Imagine a world where you are productive, and your to-do list isn't overflowing with scary tasks. That sounds dreamy, doesn't it? By rewording the way that you write out your list of things to do, you can accomplish a whole lot more in less time.

I bought a book titled Getting Things Done by David Allen, and it positively impacted my daily life. He is the world's leading productivity consultant, best known as the creator of the time-management method known as Getting Things Done. I recently had a chat with David, and he reminded me that my brain is for having ideas, not holding them.

I've preached his methodology to anyone who complains that they have an overflowing list of things to do and not enough hours in the day. While chatting with David, I got a bit of insight into his world, and some advice for entrepreneurs worldwide.

What was the biggest obstacle you had to overcome?

My own self-doubt, I guess. I asked myself, "Can I do this? Is it something unique? Can I stand behind this thing?" So I think a lot of it had to do with trusting myself, which is an issue we all have at some level. I realized that what I had to offer was unique and bulletproof, but it just took me a long time to get to that point. I had no idea I'd be able to start doing what I was doing until I was 35 or 38.

How did you overcome that fear or that self-doubt?

Butt in chair, boot computer, start writing. My success in coaching people is that I keep the same phone number and don't mess up.
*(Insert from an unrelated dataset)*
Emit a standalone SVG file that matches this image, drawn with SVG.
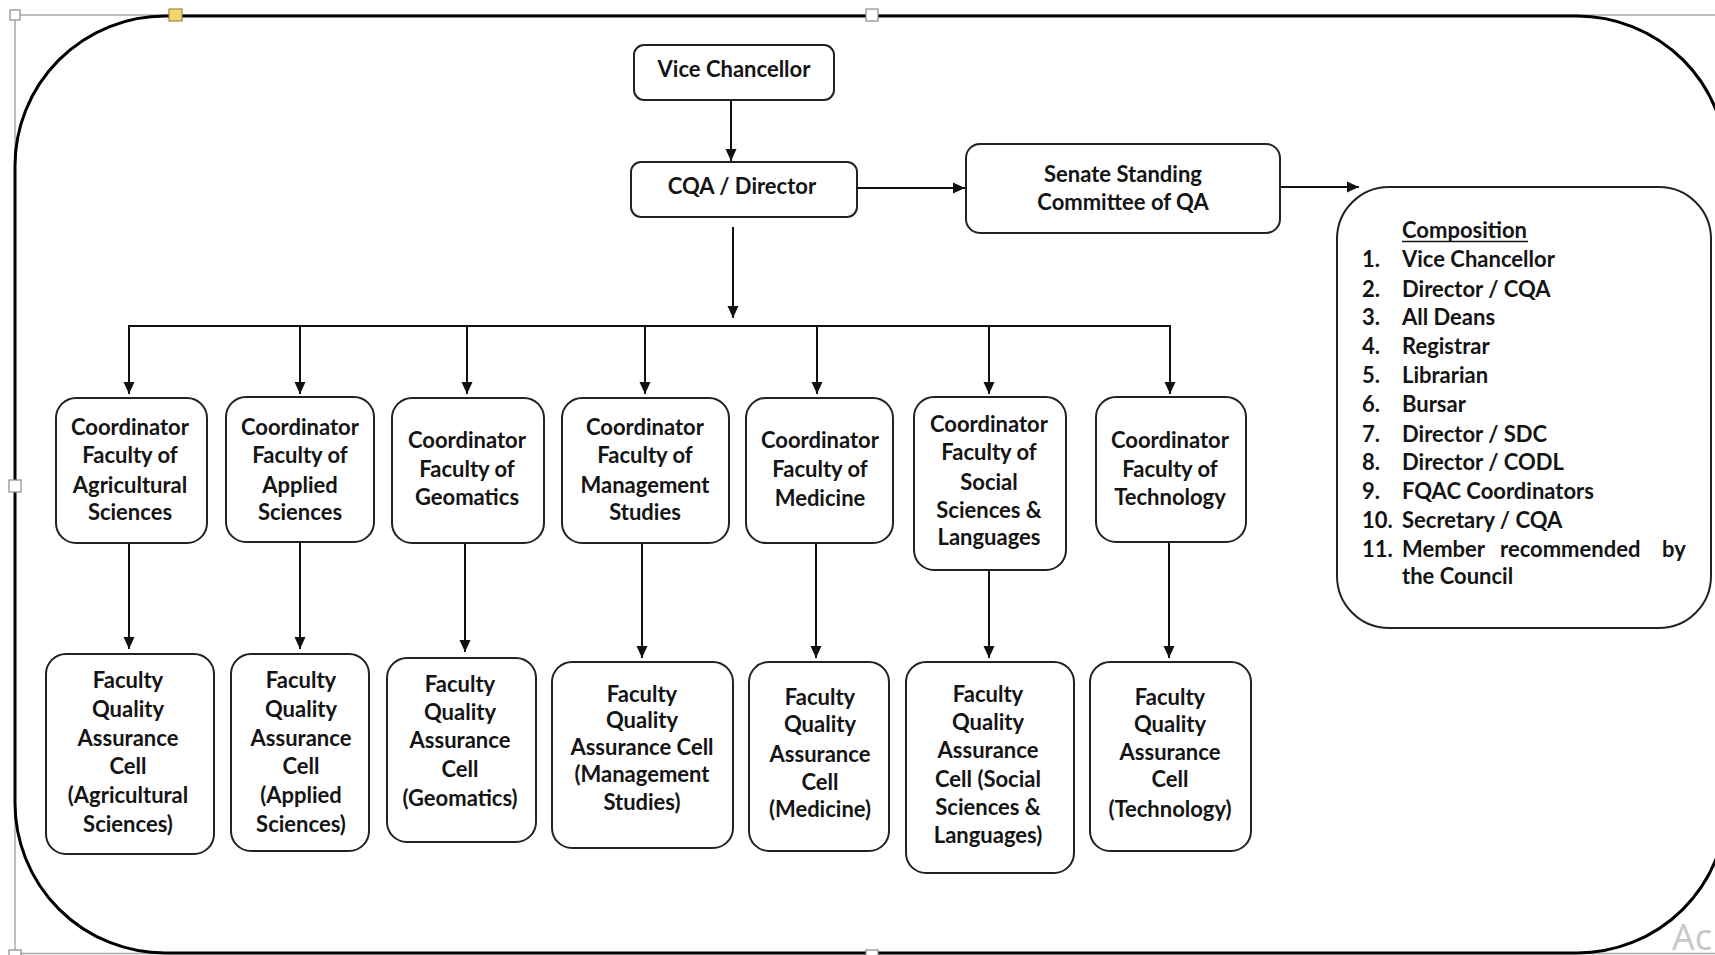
<svg xmlns="http://www.w3.org/2000/svg" width="1715" height="955" viewBox="0 0 1715 955">
<style>
.node rect{fill:#fff;stroke:#222;stroke-width:2}
.t{font-family:Lato,"Liberation Sans",sans-serif;font-size:22px;font-weight:bold;fill:#141414;text-anchor:middle}
.l{font-family:Lato,"Liberation Sans",sans-serif;font-size:22px;font-weight:bold;fill:#141414}
.c line{stroke:#111;stroke-width:2}
.sel{stroke:#a8a8a8;stroke-width:1.5;fill:none}
.h{fill:#fff;stroke:#8a8a8a;stroke-width:1.2}
</style>
<defs>
<marker id="ah" markerUnits="userSpaceOnUse" markerWidth="12" markerHeight="12" refX="12" refY="6" orient="auto">
<path d="M0,0.5 L12,6 L0,11.5 z" fill="#111"/>
</marker>
</defs>
<rect width="1715" height="955" fill="#fff"/>
<g id="selection">
<line class="sel" x1="15" y1="15" x2="1715" y2="15"/>
<line class="sel" x1="15" y1="15" x2="15" y2="955"/>
<line class="sel" x1="15" y1="953.5" x2="1715" y2="953.5"/>
</g>
<g id="frame">
<rect x="15" y="16" width="1712" height="937" rx="150" ry="150" fill="none" stroke="#000" stroke-width="3"/>
</g>
<g id="handles">
<rect class="h" x="10" y="10" width="10" height="10"/>
<rect x="169" y="9" width="13" height="12" fill="#f5d66a" stroke="#9a8a50" stroke-width="1.2"/>
<rect class="h" x="866" y="9" width="12" height="12"/>
<rect class="h" x="9" y="480" width="12" height="12"/>
<rect class="h" x="9" y="950" width="12" height="12"/>
<rect class="h" x="866" y="950" width="12" height="12"/>
</g>
<g id="connectors" class="c">
<line x1="731" y1="100" x2="731" y2="161" marker-end="url(#ah)"/>
<line x1="857" y1="188" x2="965" y2="188" marker-end="url(#ah)"/>
<line x1="1280" y1="187" x2="1359" y2="187" marker-end="url(#ah)"/>
<line x1="733" y1="227" x2="733" y2="318" marker-end="url(#ah)"/>
<line x1="128" y1="326" x2="1171" y2="326"/>
<line x1="129" y1="326" x2="129" y2="394" marker-end="url(#ah)"/>
<line x1="300" y1="326" x2="300" y2="394" marker-end="url(#ah)"/>
<line x1="467" y1="326" x2="467" y2="394" marker-end="url(#ah)"/>
<line x1="645" y1="326" x2="645" y2="394" marker-end="url(#ah)"/>
<line x1="817" y1="326" x2="817" y2="394" marker-end="url(#ah)"/>
<line x1="989" y1="326" x2="989" y2="394" marker-end="url(#ah)"/>
<line x1="1170" y1="326" x2="1170" y2="394" marker-end="url(#ah)"/>
<line x1="129" y1="543" x2="129" y2="649" marker-end="url(#ah)"/>
<line x1="300" y1="542" x2="300" y2="649" marker-end="url(#ah)"/>
<line x1="465" y1="543" x2="465" y2="652" marker-end="url(#ah)"/>
<line x1="642" y1="543" x2="642" y2="658" marker-end="url(#ah)"/>
<line x1="816" y1="543" x2="816" y2="658" marker-end="url(#ah)"/>
<line x1="989" y1="570" x2="989" y2="658" marker-end="url(#ah)"/>
<line x1="1169" y1="542" x2="1169" y2="658" marker-end="url(#ah)"/>
</g>
<g id="vc" class="node"><rect x="634" y="45" width="200" height="55" rx="10"/><text class="t" x="734" y="77">Vice Chancellor</text></g>
<g id="cqa" class="node"><rect x="631" y="162" width="226" height="55" rx="10"/><text class="t" x="742" y="194">CQA / Director</text></g>
<g id="senate" class="node"><rect x="966" y="144" width="314" height="89" rx="14"/><text class="t" x="1123" y="182">Senate Standing</text><text class="t" x="1123" y="210">Committee of QA</text></g>
<g id="composition" class="node"><rect x="1337" y="187" width="374" height="441" rx="52"/>
<text class="l" x="1402" y="238">Composition</text>
<line x1="1402" y1="241.5" x2="1528" y2="241.5" stroke="#141414" stroke-width="1.6"/>
<text class="l"><tspan x="1362" y="267">1.</tspan><tspan x="1402" y="267">Vice Chancellor</tspan>
<tspan x="1362" y="297">2.</tspan><tspan x="1402" y="297">Director / CQA</tspan>
<tspan x="1362" y="325">3.</tspan><tspan x="1402" y="325">All Deans</tspan>
<tspan x="1362" y="354">4.</tspan><tspan x="1402" y="354">Registrar</tspan>
<tspan x="1362" y="383">5.</tspan><tspan x="1402" y="383">Librarian</tspan>
<tspan x="1362" y="412">6.</tspan><tspan x="1402" y="412">Bursar</tspan>
<tspan x="1362" y="442">7.</tspan><tspan x="1402" y="442">Director / SDC</tspan>
<tspan x="1362" y="470">8.</tspan><tspan x="1402" y="470">Director / CODL</tspan>
<tspan x="1362" y="499">9.</tspan><tspan x="1402" y="499">FQAC Coordinators</tspan>
<tspan x="1362" y="528">10.</tspan><tspan x="1402" y="528">Secretary / CQA</tspan>
<tspan x="1362" y="557">11.</tspan><tspan x="1402" y="557">Member</tspan><tspan x="1500" y="557">recommended</tspan><tspan x="1662" y="557">by</tspan>
<tspan x="1402" y="584">the Council</tspan></text>
</g>
<g id="coord-agri" class="node"><rect x="56" y="398" width="151" height="145" rx="20"/><text class="t"><tspan x="130" y="435">Coordinator</tspan><tspan x="130" y="463">Faculty of</tspan><tspan x="130" y="493">Agricultural</tspan><tspan x="130" y="520">Sciences</tspan></text></g>
<g id="coord-applied" class="node"><rect x="226" y="397" width="148" height="145" rx="20"/><text class="t"><tspan x="300" y="435">Coordinator</tspan><tspan x="300" y="463">Faculty of</tspan><tspan x="300" y="493">Applied</tspan><tspan x="300" y="520">Sciences</tspan></text></g>
<g id="coord-geo" class="node"><rect x="392" y="398" width="152" height="145" rx="20"/><text class="t"><tspan x="467" y="448">Coordinator</tspan><tspan x="467" y="477">Faculty of</tspan><tspan x="467" y="505">Geomatics</tspan></text></g>
<g id="coord-mgmt" class="node"><rect x="562" y="398" width="167" height="145" rx="20"/><text class="t"><tspan x="645" y="435">Coordinator</tspan><tspan x="645" y="463">Faculty of</tspan><tspan x="645" y="493">Management</tspan><tspan x="645" y="520">Studies</tspan></text></g>
<g id="coord-med" class="node"><rect x="746" y="398" width="147" height="145" rx="20"/><text class="t"><tspan x="820" y="448">Coordinator</tspan><tspan x="820" y="477">Faculty of</tspan><tspan x="820" y="506">Medicine</tspan></text></g>
<g id="coord-social" class="node"><rect x="914" y="397" width="152" height="173" rx="20"/><text class="t"><tspan x="989" y="432">Coordinator</tspan><tspan x="989" y="460">Faculty of</tspan><tspan x="989" y="490">Social</tspan><tspan x="989" y="518">Sciences &amp;</tspan><tspan x="989" y="545">Languages</tspan></text></g>
<g id="coord-tech" class="node"><rect x="1096" y="397" width="150" height="145" rx="20"/><text class="t"><tspan x="1170" y="448">Coordinator</tspan><tspan x="1170" y="477">Faculty of</tspan><tspan x="1170" y="505">Technology</tspan></text></g>
<g id="fqac-agri" class="node"><rect x="46" y="654" width="168" height="200" rx="20"/><text class="t"><tspan x="128" y="688">Faculty</tspan><tspan x="128" y="717">Quality</tspan><tspan x="128" y="746">Assurance</tspan><tspan x="128" y="774">Cell</tspan><tspan x="128" y="803">(Agricultural</tspan><tspan x="128" y="832">Sciences)</tspan></text></g>
<g id="fqac-applied" class="node"><rect x="231" y="654" width="138" height="197" rx="20"/><text class="t"><tspan x="301" y="688">Faculty</tspan><tspan x="301" y="717">Quality</tspan><tspan x="301" y="746">Assurance</tspan><tspan x="301" y="774">Cell</tspan><tspan x="301" y="803">(Applied</tspan><tspan x="301" y="832">Sciences)</tspan></text></g>
<g id="fqac-geo" class="node"><rect x="387" y="658" width="149" height="184" rx="20"/><text class="t"><tspan x="460" y="692">Faculty</tspan><tspan x="460" y="720">Quality</tspan><tspan x="460" y="748">Assurance</tspan><tspan x="460" y="777">Cell</tspan><tspan x="460" y="806">(Geomatics)</tspan></text></g>
<g id="fqac-mgmt" class="node"><rect x="552" y="662" width="181" height="186" rx="20"/><text class="t"><tspan x="642" y="702">Faculty</tspan><tspan x="642" y="728">Quality</tspan><tspan x="642" y="755">Assurance Cell</tspan><tspan x="642" y="782">(Management</tspan><tspan x="642" y="810">Studies)</tspan></text></g>
<g id="fqac-med" class="node"><rect x="749" y="662" width="140" height="189" rx="20"/><text class="t"><tspan x="820" y="705">Faculty</tspan><tspan x="820" y="732">Quality</tspan><tspan x="820" y="762">Assurance</tspan><tspan x="820" y="790">Cell</tspan><tspan x="820" y="817">(Medicine)</tspan></text></g>
<g id="fqac-social" class="node"><rect x="906" y="662" width="168" height="211" rx="20"/><text class="t"><tspan x="988" y="702">Faculty</tspan><tspan x="988" y="730">Quality</tspan><tspan x="988" y="758">Assurance</tspan><tspan x="988" y="787">Cell (Social</tspan><tspan x="988" y="815">Sciences &amp;</tspan><tspan x="988" y="843">Languages)</tspan></text></g>
<g id="fqac-tech" class="node"><rect x="1090" y="662" width="161" height="189" rx="20"/><text class="t"><tspan x="1170" y="705">Faculty</tspan><tspan x="1170" y="732">Quality</tspan><tspan x="1170" y="760">Assurance</tspan><tspan x="1170" y="787">Cell</tspan><tspan x="1170" y="817">(Technology)</tspan></text></g>
<text x="1672" y="950" font-family="'Open Sans',sans-serif" font-size="36" fill="#c8c8c8">Ac</text>
</svg>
A lot of it I had to build over time. It was not some immediate overnight major success.

Why aren't people able to be productive and manage their time well?

The first mistake is people keep stuff in their head. Your head is a crappy office! Building the external brain is a whole lot of what GTD is about. Your brain was not designed to remember and remind. That's not it's function and most people are still using it for that, and it doesn't work.

The biggest need that most people have professionally is reflection time. You need to step back and take a look at everything you have done. So, the weekly review is something that's a big part of the GTD process. Once a week, take a step back, get your head wrapped around any new realities that occurred, and see things from a higher perspective.

If you are hung up about stuff and you're taking home to work and work to home, it makes it hard to be creative, hard to be present while doing things like watching your girls play soccer.

Why do people fail to execute?

One of the reason is they haven't determined what execution looks like.

What resources do you recommend for those trying to make a change?

There are two books on cognitive science that have come out in the past couple of years that basically validate the GTD process. One is called Brain Chains, by a Belgium researcher who has compiled a lot of the research about how our brains work and how they don't work. The other is called The Organized Mind, by Dan Levitin, and it's about how to build the external brain. If anybody is interested in the scientific validation of getting stuff out of your head, those are great books.

Do you have any hidden talents?

Well, I think the visual arts are still a hidden talent that I haven't tapped yet. My cravings right now are to do a lot more drawing and painting. Doing something that would perhaps pass into another level of my expression would be nice.

What advice do you have for readers?

Relax and start to trust your inner wisdom. Be willing to let go and not try to control things so much.

Bringing it all together

Want to do yourself a favor to ensure you accomplish your goals this year? Grab a copy of David Allen's book and put his methodology to work. It will help you to get your life under control and get more accomplished. Don't worry -- you can thank me later.